The Committee finally pointed out that under section 11 of the above Order of 15 March 1937, by order of the Government, hours of work may be extended for a public service, a case that is not provided for by Article 9.

With reference to its observation, the Committee once again hopes that the national legislation and regulations will be brought into full conformity with the Convention in the near future.

Observation (CEACR) - adopted 1991, published 78th ILC session (1991)

The Committee notes the Government's report and its statement repeating that account will be taken of the Committee's comments during the redrafting of the part of the Labour Code which includes regulations. The Government emphasises that the implementation of this part is dependent upon the adoption of the draft Labour Code, which has already been approved by the Council of Ministers.

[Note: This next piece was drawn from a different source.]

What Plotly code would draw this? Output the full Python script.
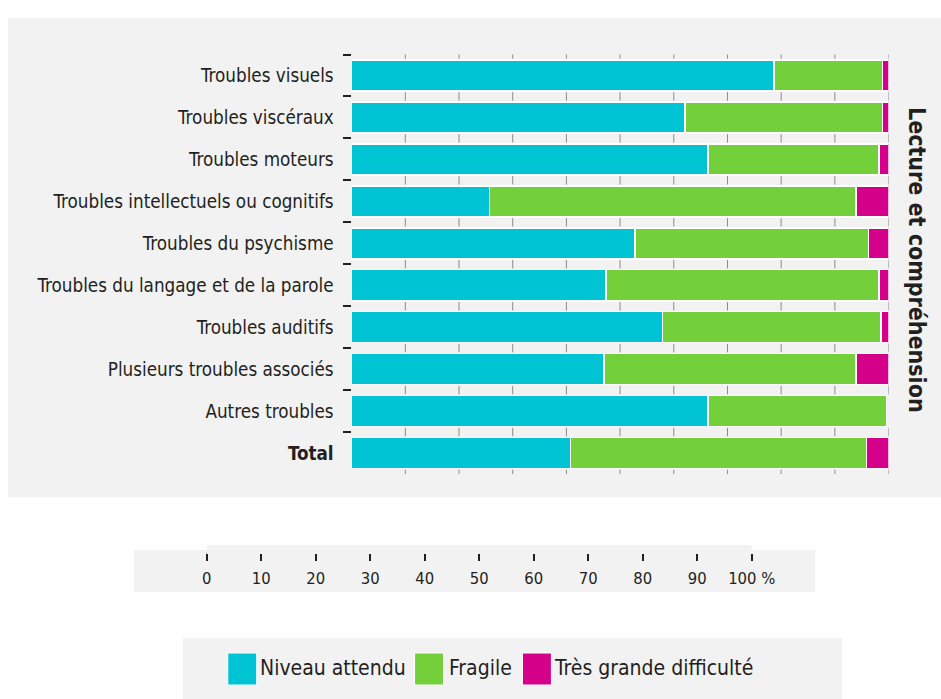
import plotly.graph_objects as go

# ── Data ──────────────────────────────────────────────────────────────────────
categories = [
    "Troubles visuels",
    "Troubles viscéraux",
    "Troubles moteurs",
    "Troubles intellectuels ou cognitifs",
    "Troubles du psychisme",
    "Troubles du langage et de la parole",
    "Troubles auditifs",
    "Plusieurs troubles associés",
    "Autres troubles",
    "Total",
]
niveau_attendu = [78.7, 62.1, 66.4, 25.7, 52.8, 47.4, 57.9, 47.0, 66.4, 40.8]
fragile = [20.2, 36.8, 31.8, 68.2, 43.5, 50.8, 40.7, 46.9, 33.2, 55.1]
tres_grande_difficulte = [1.1, 1.1, 1.8, 6.1, 3.7, 1.8, 1.4, 6.1, 0.0, 4.1]

scale_ticks = [0, 10, 20, 30, 40, 50, 60, 70, 80, 90, 100]
scale_labels = ["0", "10", "20", "30", "40", "50", "60", "70", "80", "90", "100 %"]

series_names = ["Niveau attendu", "Fragile", "Très grande difficulté"]
COLORS = ["#00c3d3", "#73cf3a", "#d4008a"]

# ── Geometry helpers (pixel -> paper, margins are zero) ──────────────────────
# the page ends up slightly narrower than the layout width, hence 969 / -5
W, H = 941, 699
FIG_W = 969
X_SHIFT = -5
FONT = "DejaVu Sans Condensed, Liberation Sans Narrow, sans-serif"
TEXT = "#231f20"
BG = "#f2f2f2"


def px(x):
    return (x + X_SHIFT) / W


def py(y):
    return 1 - y / H


labels = [f"<b>{c}</b>" if c == "Total" else c for c in categories]

fig = go.Figure()

for name, vals, col in zip(series_names, [niveau_attendu, fragile, tres_grande_difficulte], COLORS):
    fig.add_trace(go.Bar(
        x=vals, y=labels,
        orientation="h",
        name=name,
        marker=dict(color=col, line=dict(color="white", width=1.5)),
        showlegend=False,
        hovertemplate="%{y}: %{x:.1f} %<extra>" + name + "</extra>",
    ))

# small vertical ticks every 10 % on each row boundary
n = len(categories)
bounds = [i - 0.5 for i in range(n + 1)]
tx, ty = [], []
for b in bounds:
    for t in scale_ticks[1:]:
        tx.append(t)
        ty.append(b)
fig.add_trace(go.Scatter(
    x=tx, y=ty, yaxis="y2",
    mode="markers",
    marker=dict(symbol="line-ns", size=6, line=dict(color="#8a8a8a", width=1)),
    showlegend=False, hoverinfo="skip",
))

# ── Background panels ─────────────────────────────────────────────────────────
shapes = [
    dict(type="rect", xref="paper", yref="paper", layer="below",
         x0=px(8), x1=1.02, y0=py(497), y1=py(18), fillcolor=BG, line_width=0),
    dict(type="rect", xref="paper", yref="paper", layer="below",
         x0=px(134), x1=px(816), y0=py(592), y1=py(550), fillcolor=BG, line_width=0),
    dict(type="rect", xref="paper", yref="paper", layer="below",
         x0=px(183), x1=px(843), y0=py(699), y1=py(638), fillcolor=BG, line_width=0),
    # little hook at the "0" of the scale
    dict(type="line", xref="x2", yref="paper", x0=-1.3, x1=0, y0=py(553), y1=py(553),
         line=dict(color=TEXT, width=2)),
]

# manual legend with large swatches
annotations = []
legend_items = [(228, 258), (415, 447), (523, 553)]
for (sx, tx0), name, col in zip(legend_items, series_names, COLORS):
    shapes.append(dict(type="rect", xref="paper", yref="paper",
                       x0=px(sx), x1=px(sx + 29), y0=py(685), y1=py(653),
                       fillcolor=col, line=dict(color="white", width=1)))
    annotations.append(dict(text=name, xref="paper", yref="paper",
                            x=px(tx0), y=py(668), xanchor="left", yanchor="middle",
                            showarrow=False, font=dict(size=21, color=TEXT)))

annotations.append(dict(
    text="<b>Lecture et compréhension</b>", xref="paper", yref="paper",
    x=px(918), y=py(260), textangle=90, showarrow=False,
    xanchor="center", yanchor="middle", font=dict(size=23, color=TEXT),
))

fig.update_layout(
    width=FIG_W, height=H,
    autosize=False,
    margin=dict(l=0, r=0, t=0, b=0, pad=0),
    paper_bgcolor="white",
    plot_bgcolor=BG,
    barmode="stack",
    bargap=0.26,
    font=dict(family=FONT, color=TEXT, size=18),
    shapes=shapes,
    annotations=annotations,
    xaxis=dict(
        domain=[px(352), px(889.5)], range=[0, 100],
        showgrid=False, zeroline=False, showticklabels=False, ticks="",
        fixedrange=True,
    ),
    yaxis=dict(
        domain=[py(474), py(54.5)],
        type="category", range=[n - 0.5, -0.5],
        tickson="boundaries", ticks="outside", ticklen=8, tickwidth=2,
        tickcolor=TEXT, showgrid=False, ticklabelstandoff=17,
        tickfont=dict(size=18.7, color=TEXT), fixedrange=True,
    ),
    yaxis2=dict(
        overlaying="y", range=[n - 0.5, -0.5], visible=False, fixedrange=True,
    ),
    # detached percentage scale under the chart
    xaxis2=dict(
        domain=[px(207), px(752.5)], range=[0, 100], anchor="y3",
        tickvals=scale_ticks, ticktext=scale_labels,
        ticks="outside", ticklen=7, tickwidth=2, tickcolor=TEXT,
        showgrid=False, zeroline=False, showline=False, ticklabelstandoff=3,
        tickfont=dict(size=16.5, color=TEXT), fixedrange=True,
    ),
    yaxis3=dict(domain=[py(553), py(545)], visible=False, fixedrange=True),
)

fig.write_html(
    "out.html",
    config={"displayModeBar": False, "responsive": False},
    post_script=(
        "document.documentElement.style.overflow='hidden';"
        "document.body.style.overflow='hidden';"
        "document.body.style.margin='0';"
    ),
)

The Committee trusts that this part of the Code will be adopted in the near future and that it will give full effect to the provisions of the Convention, in accordance with the Committee's pending comments which are being reiterated in a direct request.

Direct Request (CEACR) - adopted 1990, published 77th ILC session (1990)

The Committee refers to its observation and trusts that the next report will provide complete information on the points raised in its previous direct request which was formulated in the following terms:

In its previous direct requests, the Committee noted that the Order of 7 August 1946 concerning the application to the retailing of goods of all types of the Dahir of 18 June 1936 regulating hours of work did not apply to certain establishments operated exclusively by a Moroccan, working in accordance with Moroccan co-operative traditions and having entirely Moroccan personnel (section 6). Since, under Article 1, paragraph 3(a), of the Convention, exemptions are permissible only for establishments in which only members of the employer's family are employed, the Government was requested to take the necessary measures to bring the national legislation into conformity with the Convention on this point.

The Committee also requested the Government to indicate, in general terms, the other classes of persons or establishments which were exempted.

The Committee also noted that under section 5, subsection 1, of the Order of 15 March 1937 laying down the general conditions for the application of the Dahir of 18 June 1936 regulating hours of work, the labour inspector can authorise a temporary extension of the working day to make up hours of work lost through lack of materials, primary commodities or goods. It pointed out that such an authorisation is not consistent with Article 5, paragraph 1, which contains a restrictive list of causes of general interruption of work that justify the making up of hours lost. Moreover, according to section 5, subsection 4, of the same Order, hours of work may be extended during three months in the year, whereas under this provision of the Convention the making up of hours lost may not be authorised on more than 30 days in a year.

The Committee finally pointed out that under section 11 of the above-mentioned Order of 15 March 1937, by order of the Government, hours of work may be extended for a public service, a case that is not provided for by Article 9.

The Committee recalls that the Government had stated that its observations would be taken into account during the redrafting of the prescriptive part of the Labour Code.

The Committee reiterates its hope that these texts will be adopted in the near future and that they will bring national legislation into full conformity with the Convention.

The Government is asked to report in detail for the period ending 30 June 1990.

Observation (CEACR) - adopted 1990, published 77th ILC session (1990)

The Committee notes with regret that the Government's report does not contain replies to its comments repeatedly formulated in its direct requests since 1978. It is therefore obliged to take up the matter in a new direct request and trusts that the Government will not fail to take the necessary measures and provide the required information at the dates requested.